When most people think about toxins, what might come to mind is smokestacks spewing out pollution into the air, or perhaps industrial waste being emptied illegally into a river or lake. What most people do not think about is how many toxins the average modern person encounters just in the course of everyday life, toxins that can be doing harm to many parts of the body, including the brain.
The unfortunate fact is that toxins are all around, in the home and at work, in food and water and in countless household items that many people do not even think about. Below is a run-down of some of the toxins known to have a negative effect on the brain – and where they might be lurking.
BPA, found in countless everyday items like microwave dishes and baby bottles, is a known endocrine disruptor (which means it can affect hormones and fertility). But it is also known to have a negative impact on the brain and can undermine memory and learning ability. (1)
Phthalates are found in a wide variety of household cleaners and personal care products. They have been linked to behavioral problems like ADHD in children and also to general neuromuscular development problems and some states like California are trying to have them banned. (2)
People can be exposed to mercury through products like fish (especially fatty fish that are higher on the food chain) or even through things like dental procedures. Mercury is a known neurotoxin and has a negative effect on the nerve cells that make up the brain as well as the rest of the nervous system. (3)
As many people many know, lead has been found in many children’s products coming out of China, including in painted toys and costume jewelry. Lead exposure, especially when children are very young, is linked to problems like lower IQ and behavioral issues due to its neurotoxicity. (4)
The most common ways in which people are exposed to this highly carcinogenic agent is through exposure to car exhaust and cigarette smoke.
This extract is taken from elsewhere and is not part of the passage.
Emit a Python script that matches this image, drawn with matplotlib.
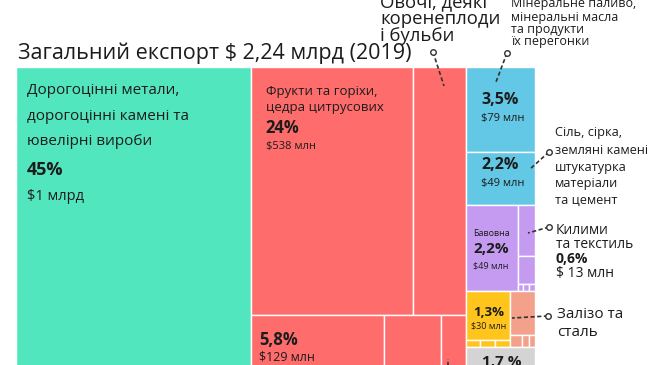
import matplotlib.pyplot as plt
from matplotlib.patches import Rectangle
from matplotlib.lines import Line2D

plt.rcParams['font.family'] = ['Open Sans', 'DejaVu Sans']

W, H = 650, 365

# shares of total export, % (cell areas)
precious = 45.0
fruits = 24.0
vegetables = 7.75
red_bottom = [5.8, 2.46, 1.1]
fuel = 3.5
salt = 2.2
cotton = 2.67
textile = [0.53, 0.29]
textile_small = [0.023, 0.023, 0.023]
iron = 1.29
iron_small = [0.063, 0.063, 0.063]
salmon = 0.66
salmon_small = [0.09, 0.05, 0.04]
other = 1.68

c_teal = '#52E6BF'
c_red = '#FF6C6C'
c_blue = '#63C7E6'
c_purple = '#C59BF1'
c_yellow = '#FFC51C'
c_salmon = '#F4A18C'
c_gray = '#D4D4D4'
c_text = '#1c1c1c'

tree = [
    (c_teal, precious),
    (c_red, [[fruits, vegetables], red_bottom]),
    [
        (c_blue, fuel),
        (c_blue, salt),
        (c_purple, [cotton, textile + [textile_small]]),
        [(c_yellow, [iron, iron_small]), (c_salmon, [salmon, salmon_small])],
        (c_gray, other),
    ],
]


def size(node):
    if isinstance(node, tuple):
        return size(node[1])
    if isinstance(node, list):
        return sum(size(n) for n in node)
    return node


def layout(node, x, y, w, h, depth, color, out):
    if isinstance(node, tuple):
        layout(node[1], x, y, w, h, depth, node[0], out)
        return
    if not isinstance(node, list):
        out.append((x, y, w, h, color))
        return
    total = size(node)
    pos = 0.0
    for n in node:
        f = size(n) / total
        if depth % 2 == 0:
            layout(n, x + pos * w, y, f * w, h, depth + 1, color, out)
        else:
            layout(n, x, y + pos * h, w, f * h, depth + 1, color, out)
        pos += f


cells = []
layout(tree, 0, 0, 1, 1, 0, None, cells)

fig = plt.figure(figsize=(W / 100, H / 100), dpi=100)
# treemap runs below the bottom edge of the picture
left, right, top, bottom = 16, 535, 67, 388
ax = fig.add_axes([left / W, 1 - bottom / H, (right - left) / W, (bottom - top) / H])
for x, y, w, h, c in cells:
    ax.add_patch(Rectangle((x, y), w, h, facecolor=c, edgecolor='white', lw=1.0))
ax.set_xlim(0, 1)
ax.set_ylim(1, 0)
ax.axis('off')


def put(x, y, s, size, weight='normal', ha='left'):
    fig.text(x / W, 1 - y / H, s, fontsize=size, fontweight=weight,
             color=c_text, ha=ha, va='center')


def pointer(x0, y0, x1, y1):
    fig.add_artist(Line2D([x0 / W, x1 / W], [1 - y0 / H, 1 - y1 / H],
                          color='#333333', lw=1.2, ls=(0, (2.5, 1.5))))
    fig.add_artist(Line2D([x0 / W], [1 - y0 / H], marker='o', ms=4,
                          mfc='white', mec='#333333', mew=1))


put(18, 53, 'Загальний експорт $ 2,24 млрд (2019)', 15.5)

# labels inside cells
for s, y in [('Дорогоцінні метали,', 90), ('дорогоцінні камені та', 116),
             ('ювелірні вироби', 142)]:
    put(27, y, s, 11)
put(27, 170, '45%', 13, 'bold')
put(27, 196, '$1 млрд', 10.5)

put(266, 92, 'Фрукти та горіхи,', 9.5)
put(266, 107, 'цедра цитрусових', 9.5)
put(265, 128, '24%', 12, 'bold')
put(266, 146, '$538 млн', 8)

put(259, 340, '5,8%', 12, 'bold')
put(259, 357, '$129 млн', 9)

put(481, 100, '3,5%', 11.5, 'bold')
put(481, 118, '$79 млн', 8)
put(481, 165, '2,2%', 11.5, 'bold')
put(481, 183, '$49 млн', 8)

put(491, 233, 'Бавовна', 6.5, ha='center')
put(491, 249, '2,2%', 11, 'bold', ha='center')
put(491, 266, '$49 млн', 6.5, ha='center')

put(489, 312, '1,3%', 9.5, 'bold', ha='center')
put(489, 326, '$30 млн', 6.5, ha='center')

put(482, 362, '1,7 %', 11, 'bold')

# labels outside with pointers
for s, y in [('Овочі, деякі', 2), ('коренеплоди', 19), ('і бульби', 36)]:
    put(380, y, s, 13.3)
pointer(433, 52, 444, 86)

for s, y in [('Мінеральне паливо,', 3), ('мінеральні масла', 17),
             ('та продукти', 30), ('їх перегонки', 42)]:
    put(511, y, s, 9)
pointer(507, 53, 496, 82)

for s, y in [('Сіль, сірка,', 133), ('земляні камені', 150), ('штукатурка', 167),
             ('матеріали', 183), ('та цемент', 200)]:
    put(555, y, s, 9.2)
pointer(549, 152, 530, 169)

put(556, 230, 'Килими', 10)
put(556, 244, 'та текстиль', 10)
put(556, 259, '0,6%', 10, 'bold')
put(556, 273, '$ 13 млн', 10)
pointer(549, 227, 528, 233)

put(557, 315, 'Залізо та', 11)
put(557, 332, 'сталь', 11)
pointer(548, 316, 512, 318)

pointer(448, 372, 448, 359)

fig.savefig('out.png', dpi=100)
Avoiding these is very important, as benzene is linked to the formation of many kinds of cancer, including the formation of potentially deadly brain tumors.
All of the toxins listed above have been known to have a negative – and sometimes severe – impact upon brain health. Fortunately, there are things that the average person can do to help reduce exposure. Don’t drink from plastic bottles and make sure there is a good water filter installed in the home. Eat organic foods as much as possible and avoid farmed fish. Also be careful of the cleaning and personal care products that are used in the home. All of these simple precautions can help lower the risk of exposure and make the home a safer place to be.